In early 2017, San Francisco-based curator Dorothy R. Santos witnessed a performance by multimedia artist Joseph Liatela at the opening reception for We’re Still Working: The Art of Sex Work at San Francisco’s SOMArts Cultural Center. Santos, who maintains a dynamic creative practice focused on digital art and the overlap of biology and technology, immediately approached Liatela about a possible collaboration.
That first dialogue lead to additional conversations about visibility, surveillance, and how identity that rejects oppressive binary definition may be portrayed in contemporary art. Open through Feb. 16 at the Center for Sex & Culture, Surface Tension — Liatela’s first solo exhibition — represents their year-long collaboration with Santos, and visualizes a potent personal transformation.

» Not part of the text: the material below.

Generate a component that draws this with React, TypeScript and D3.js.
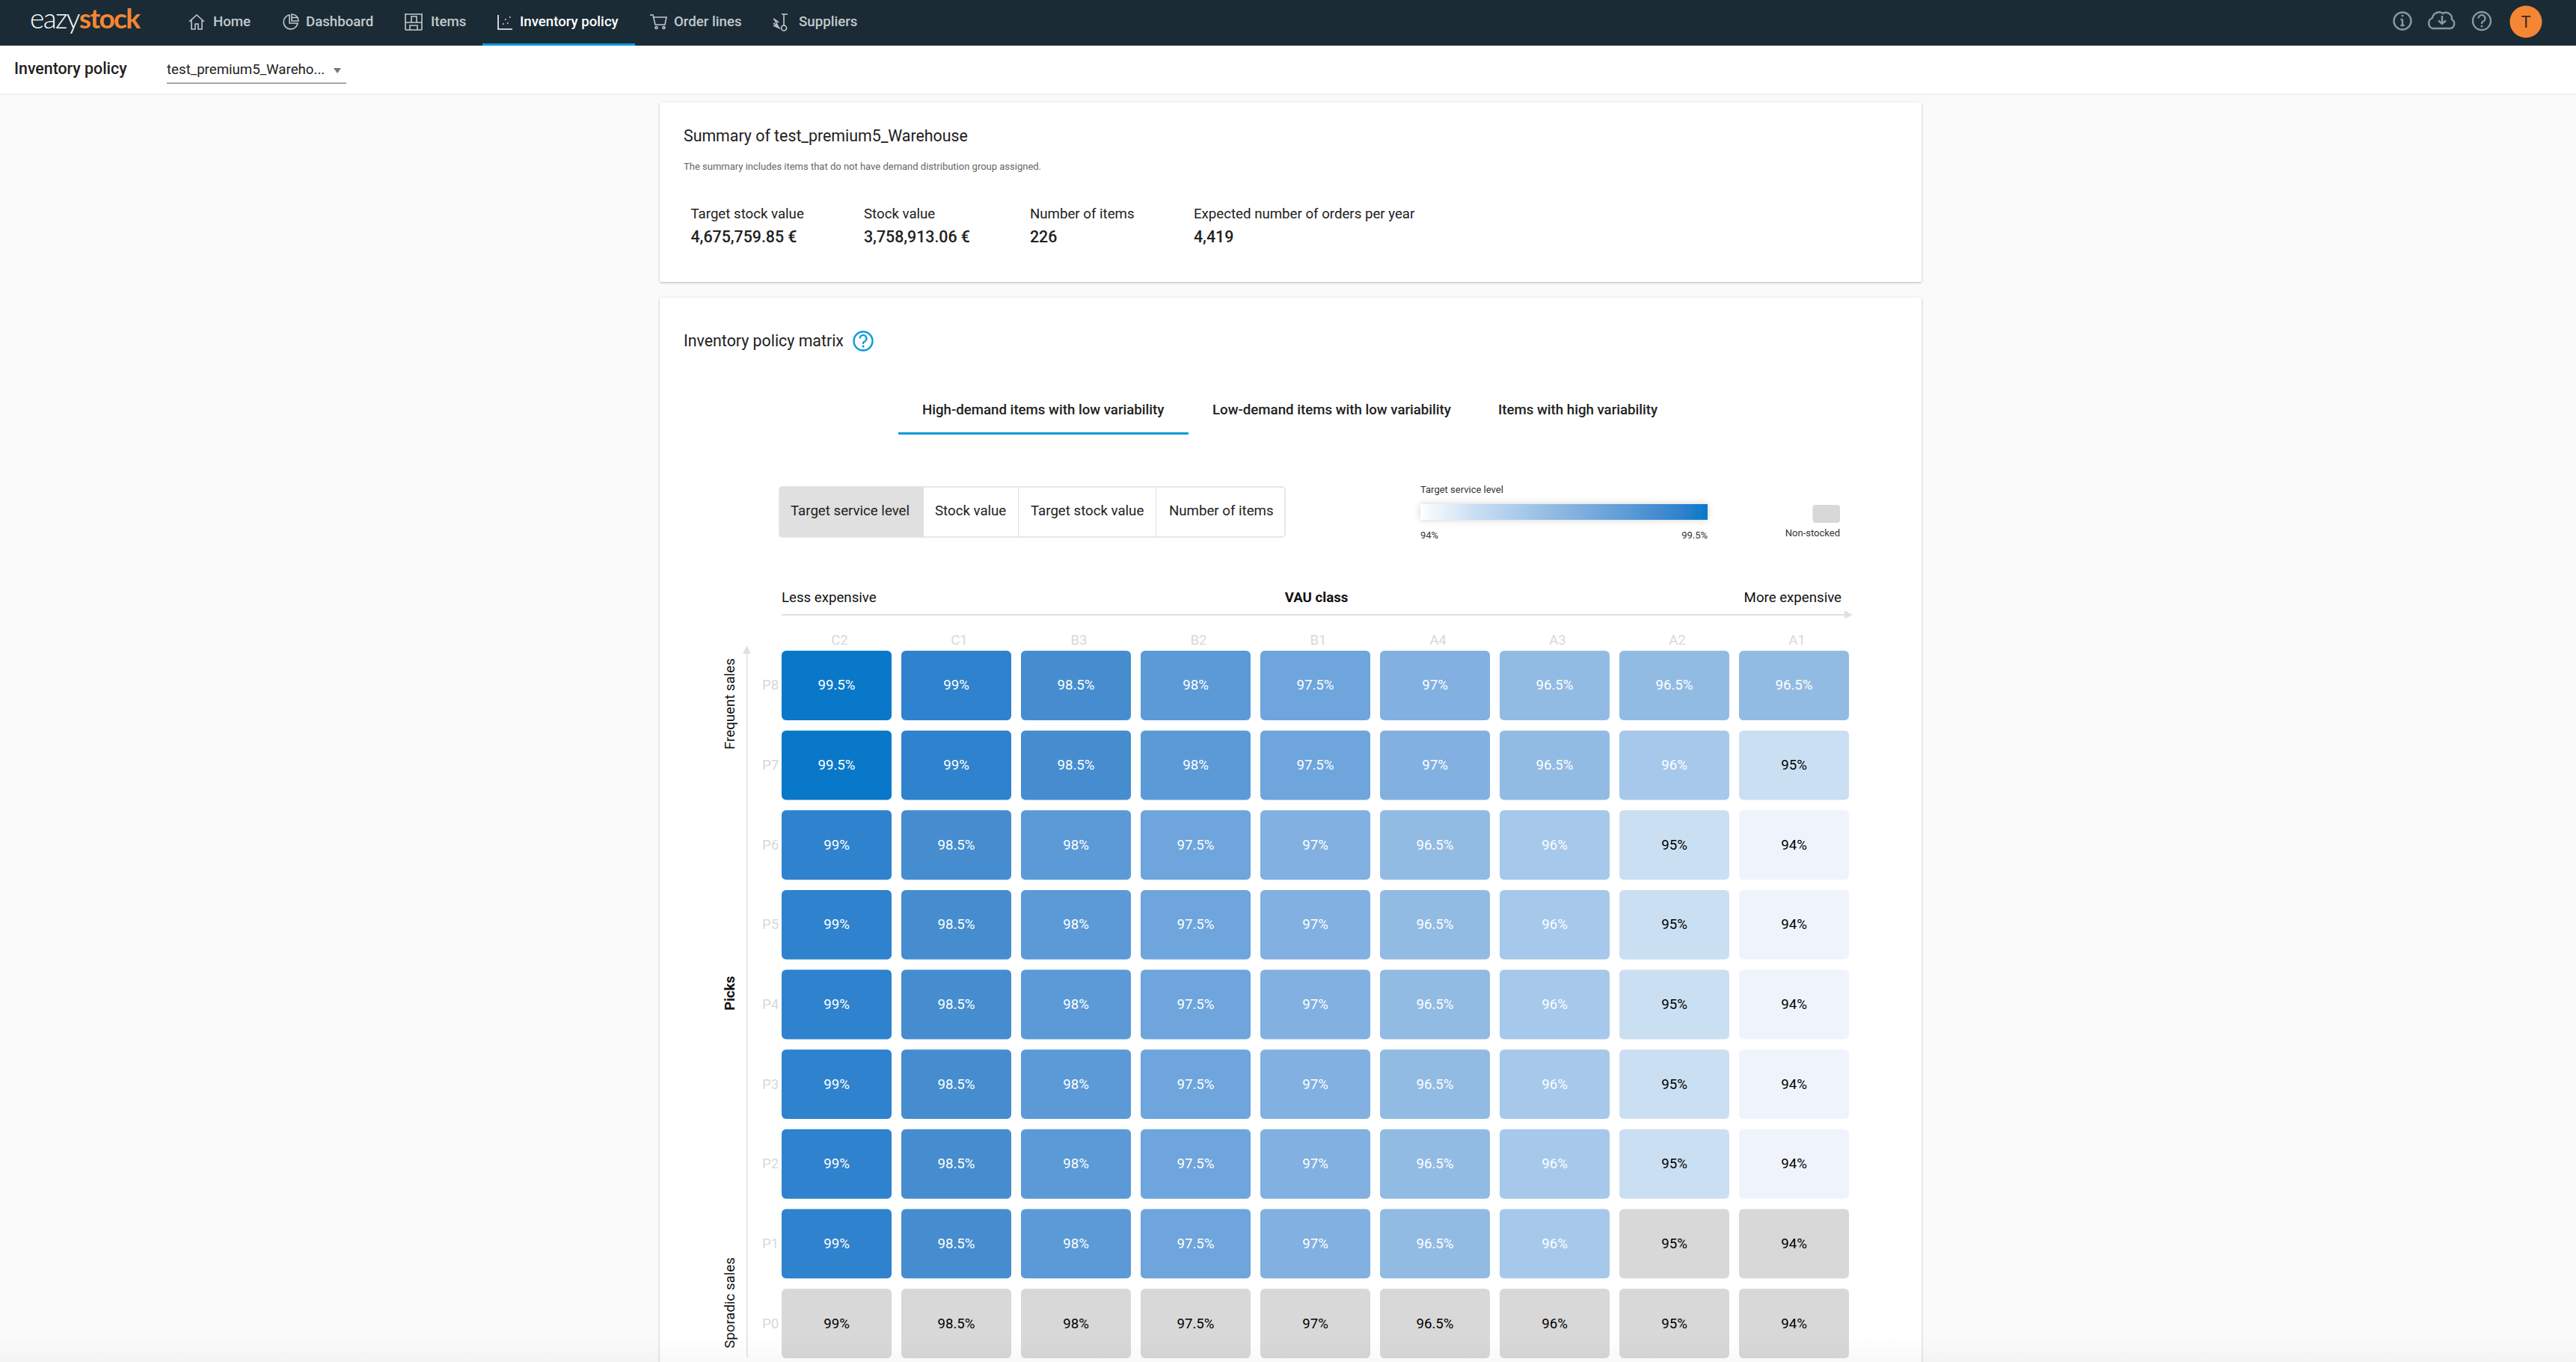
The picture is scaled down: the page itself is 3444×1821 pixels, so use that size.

I arrive at the Center for Sex & Culture (CSC) with enough time to view the installation before interviewing Liatela and Santos. Hung opposite the small but solid library and media archive for which the Center is known worldwide, Surface Tension I-IV immediately draws my attention. Printed on swaths of silk and organza suspended from the ceiling, the four photo objects invite us to witness the gradual shedding of Liatela’s identity as they transitioned.
The organza, draped delicately like a diaphanous blouse that barely masks the artist’s evolving form, is absent from the sequence’s final image. What is revealed is the artist’s altered torso, chest proud and arms spread wide, unburdened by disguise. It captures, with subtlety and precision, a range of emotions — trepidation, joy, relief — that many transgender people feel when exposing the body that fits them to the world at large.
Any movement in the gallery causes the objects to flutter gently, a quality made more notable by the not-so-gentle surgical scars revealed in the photographs and the sutures that bind the tensile materials. Liatela and Santos both aver violence is an element in the work.